Monday, March 7, 2011
I rarely visit my son's grave. It's just not something I do, it's not convenient and honestly I don't really like going. I was running an errand for my husband today and was down the road from the cemetery. I wasn't planning on stopping. What kind of mother doesn't want to visit her son?! I had my survivor with me, so the two of us got out of the car, put some rocks on his headstone, and then stood there for a moment. Being there just makes me feel sad, it doesn't offer me any comfort and I'm never sure what I'm supposed to do while I'm there. I feel guilty for not going, I feel like I should go, it's the only thing I can do for him and I don't. My survivor told my older daughter that we went to visit their brother today and my oldest was really upset that we went without her. Of course I then felt worse, not only have I been letting down my baby, but I let down my oldest by not taking her to visit her brother. Guilt stinks, it really drains me. Do you ever feel like the guilt takes over. I'm not sure how to make peace with the cemetery visits. Anyone else feel ambivalent about visiting the cemetery?

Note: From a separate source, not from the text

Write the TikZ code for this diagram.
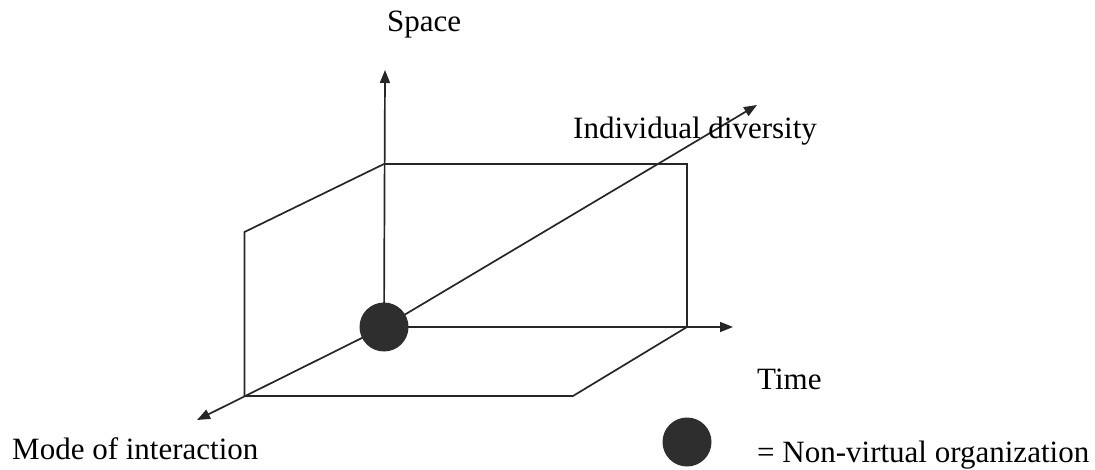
\documentclass[tikz,border=0pt]{standalone}
\usepackage{fontspec}
\setmainfont{Liberation Serif}
\usetikzlibrary{arrows.meta}
\begin{document}
\begin{tikzpicture}[x=1pt,y=-1pt,
  ln/.style={line width=1.7pt,draw=black!85},
  ax/.style={ln,-{Triangle[length=13pt,width=10pt]}},
  lbl/.style={inner sep=0pt,anchor=base west,font=\fontsize{31}{36}\selectfont},
  ball/.style={circle,fill=black!82,draw=none,inner sep=0pt,minimum size=49pt}]
\useasboundingbox (0,0) rectangle (1095,470);
% key points
\coordinate (O) at (384,327);
\coordinate (spaceTip) at (385,70);
\coordinate (timeTip) at (733,327);
\coordinate (divTip) at (757,105);
\coordinate (modeTip) at (197,420);
\coordinate (bTL) at (384,164);
\coordinate (bTR) at (687,164);
\coordinate (bBR) at (687,327);
\coordinate (lTop) at (244.5,232);
\coordinate (lBot) at (244.5,396);
\coordinate (fBR) at (573,396);
% planes
\draw[ln] (bTL) -- (bTR) -- (bBR);
\draw[ln] (bTL) -- (lTop) -- (lBot) -- (fBR) -- (bBR);
% axes
\draw[ax] (O) -- (spaceTip);
\draw[ax] (O) -- (timeTip);
\draw[ax] (O) -- (divTip);
\draw[ax] (O) -- (modeTip);
% origin ball
\node[ball] (org) at (O) {};
% labels
\node[lbl] (space) at (387,32) {Space};
\node[lbl] (div) at (573,139) {Individual diversity};
\node[lbl] (time) at (757,389) {Time};
\node[lbl] (mode) at (12,459) {Mode of interaction};
\node[ball] (legball) at (687,442) {};
\node[lbl] (legtxt) at (757,462) {= Non-virtual organization};
\end{tikzpicture}
\end{document}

Wednesday, February 9, 2011
I was looking at some pictures I had downloaded off my camera when I saw it, just a innocent picture of my survivor and my nephew, and for a moment I was back in that horrible place right after my loss. It was my little girl and her cousin standing next to each other from behind. They're about the same height with similar color hair and all I could think about was that should be my twins. My son and daughter, my survivor and her twin. I don't have a single picture of the two of them together. (He was stillborn and delivered 5 days before my survivor so we weren't able to take any pictures of them together.) Earlier this week my Mom made an offhand remark that also stung. We were talking about possibly organizing a family reunion with some cousins who all have daughters and my Mom says, "isn't it funny that [my nephew] is the only boy." It felt like she had stabbed me, real funny Mom. When I called her on it she apologized profusely, but still I guess I expected more from my own mother. I have more good days than bad days lately, but those unexpected triggers still hurt.